Monday, November 30, 2009
This is an excerpt from my book:
"Just Hangin' Out, Ma." If you would like more information on this book click on cover of book on the right of this page. Thanks.
Lawrence - My Hometown
Bishop’s Restaurant
By Richard E. Noble
Bishop’s Restaurant was considered a landmark by anyone from my generation of Lawencians. People came from all over and drove for miles to eat at Bishop’s. Today in the “business” that type restaurant is called a “destination restaurant.”
I can remember sitting up on the wall at the Howard Playstead with a bunch of my buddies and having a fancy new model Caddy or Lincoln pull up and ask us for directions to Bishop’s. We were always quite thrilled and proud to see fancy people coming to our humble tenement neighborhood to eat at one of our ethnic restaurants.
The original Bishop’s was located in the Syrian district. I say Syrian. I know many were Lebanese’s and I’m sure there were some from other Arab nations as well. They were all Christians as far as I know. I don’t remember any Mosques in the old neighborhood.
All the immigrants who came to Lawrence settled in a neighborhood where they felt comfortable. The houses were all similar throughout the city but one section would be mostly Italian, another Syrian, another Polish, and so on. The second generation would get more adventuresome and move here and there about the city. But the old sections would keep their ethic charm and solidarity, and good food.
The Syrian district spread around the Immaculate Conception Church. I don’t recall all the street names that comprised the district but let me guess at a few - Elm St., White St., Maple St., Chestnut St., Auburn St., and I think there was even a Lebanon St. Bishop’s was in that area.
Bishop’s didn’t look like much from the outside but it was fancy on the inside. The booths were leather and the floors were carpeted. They had waiters rather than waitresses. This added an air of sophistication. I don’t remember any other restaurant that had waiters. But then I was not a big restaurant aficionado in those days.
Lawrence was not a pretty neighborhood. I can imagine those Caddy and Lincoln people peeking out the door every five minutes to make sure their cars were still out there on the street. In my day a car might have been “borrowed” for a joy ride but never as part of a for-profit business enterprise.
The kitchen at Bishop’s was filled with little, old, Syrian ladies. I know this because I delivered food stuffs to Bishop’s new store in my truck driver days. The menu featured all sorts of Syrian specialties – stuffed grape leaves and stuffed squash were two popular items that I remember. Hummus and Tahini was a unique dip that I always ordered. The Hummus was made from chic peas and the Tahini from ground roasted sesame seeds. I heard that the neighborhood Syrian women supplied the fresh grape leaves also. There was nothing like it.

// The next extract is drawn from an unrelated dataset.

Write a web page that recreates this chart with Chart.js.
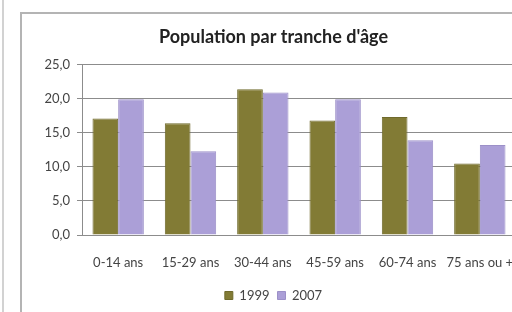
<!DOCTYPE html>
<html>
<head>
<meta charset="utf-8">
<script src="https://cdn.jsdelivr.net/npm/chart.js@4"></script>
<style>
  html, body { margin: 0; padding: 0; background: #fff; overflow: hidden; width: 512px; height: 312px; }
  #wrap { position: relative; width: 512px; height: 312px; overflow: hidden; }
  #edge { position: absolute; left: 2px; top: 0; width: 2px; height: 312px; background: #d2d2d2; }
  #frame { position: absolute; left: 20px; top: 12px; width: 600px; height: 400px; border: 2px solid #b4b4b4; box-sizing: border-box; }
  canvas { position: absolute; left: 0; top: 0; }
</style>
</head>
<body>
<div id="wrap">
  <div id="edge"></div>
  <div id="frame"></div>
  <canvas id="c" width="547" height="312"></canvas>
</div>
<script>
const titleText = "Population par tranche d'âge";
const categories = ['0-14 ans', '15-29 ans', '30-44 ans', '45-59 ans', '60-74 ans', '75 ans ou +'];
const values1999 = [17.1, 16.4, 21.4, 16.8, 17.3, 10.5];
const values2007 = [19.9, 12.3, 20.9, 19.9, 13.9, 13.2];
const seriesNames = ['1999', '2007'];
const yTickLabels = ['0,0', '5,0', '10,0', '15,0', '20,0', '25,0'];

const FONT = 'Lato, "Open Sans", sans-serif';

new Chart(document.getElementById('c'), {
  type: 'bar',
  data: {
    labels: categories,
    datasets: [
      { label: seriesNames[0], data: values1999, backgroundColor: '#827b35', borderColor: '#6f6a2c', borderWidth: 1 },
      { label: seriesNames[1], data: values2007, backgroundColor: '#ab9fd7', borderColor: '#9c90c8', borderWidth: 1 }
    ]
  },
  options: {
    responsive: false,
    animation: false,
    devicePixelRatio: 1,
    layout: { padding: { left: 31, right: 31, top: 0, bottom: 0 } },
    datasets: { bar: { categoryPercentage: 0.71, barPercentage: 1.0 } },
    plugins: {
      title: {
        display: true,
        text: titleText,
        color: '#222',
        font: { family: FONT, size: 18, weight: 'bold' },
        padding: { top: 26, bottom: 17 }
      },
      legend: {
        display: true,
        position: 'bottom',
        labels: {
          boxWidth: 8, boxHeight: 8, padding: 8,
          color: '#444',
          font: { family: FONT, size: 13 }
        }
      },
      tooltip: { enabled: false }
    },
    scales: {
      x: {
        grid: { display: false, drawTicks: false },
        border: { display: true, color: '#8c8c8c', width: 1 },
        ticks: { color: '#444', font: { family: FONT, size: 13 }, padding: 20, maxRotation: 0, autoSkip: false },
        afterFit: (s) => { s.height = 46; }
      },
      y: {
        min: 0, max: 25,
        grid: { color: '#8c8c8c', lineWidth: 1, tickLength: 5, drawTicks: true },
        border: { display: true, color: '#8c8c8c', width: 1 },
        ticks: {
          stepSize: 5,
          color: '#444',
          padding: 7,
          font: { family: FONT, size: 13 },
          callback: (v, i) => yTickLabels[i]
        },
        afterFit: (s) => { s.width = 51; }
      }
    }
  }
});
</script>
</body>
</html>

I would get the Hummus and Tahini dip and a platter of stuffed grape leaves as an appetizer. I would squeeze fresh lemon wedges over the grape leaves then wrap the grape leaves in the fresh, still warm Syrian bread and dunk it into the Hummus dip. Oh yes! Was that ever good.
My main choice was always Lamb on a stick on a bed of rice pilaf. Bishop’s was famous for its Shish Kabob but they also served steaks and Maine Lobsters and other conventional favorites.
And who could forget their heaping platter of homemade French fries. They had a giant potato peeler in the back at their new store, owned by brothers, Joey and Abe Bashara. The original store on White St. was started by mom who was known as “the Chief” and her three sons. Dad had died when the boys were young. Charlie, brother to Joey and Abe, died later on. The potato peeling machine had a big rough, round glob sized stone in its center. The stone spun around and scrapped all the skin off the potatoes. I never saw another one like it. The French fries were not straight and crispy. They were long, limp and potato tasting. I’ll bet they were fried in lard too.
There was a Syrian bakery next to the old Bishop’s that supplied their fresh Syrian flat bread. It was just around the corner. And the bread was made fresh daily.
Bishop’s was a unique restaurant in a rather “difficult” neighborhood but their reputation swelled. And one day Joey and Abe Bashara built a palace of a restaurant right in the heart of town. It was at the far end of Hampshire St., a block or so up from Essex St. For Lawrence it was like the Taj Mahal. It had it all – cocktail lounge, huge, spacious, dining room, plush carpets, beautiful booths and tables. It was a wonderful, luxurious dining experience. For years it had a waiting line and reservations. I remember signing in and then going to the lounge. The lounge often had entertainment. This was all mighty fancy for old Lawrence but yet not expensive.
When I got word a few years back that it had closed its doors, I couldn’t believe it. It was certainly the end of an era for Lawrence. Who could imagine a Lawrence without a Bishop’s restaurant?
But Lawrence is without a lot of things these days. I suppose that is part of the reason for these columns. It seems such a shame to just let everything disappear. I suppose that one day nobody will know that such a thing as a Bishop’s restaurant ever existed. The same goes for a Richard E. Noble also, I’m sorry to say.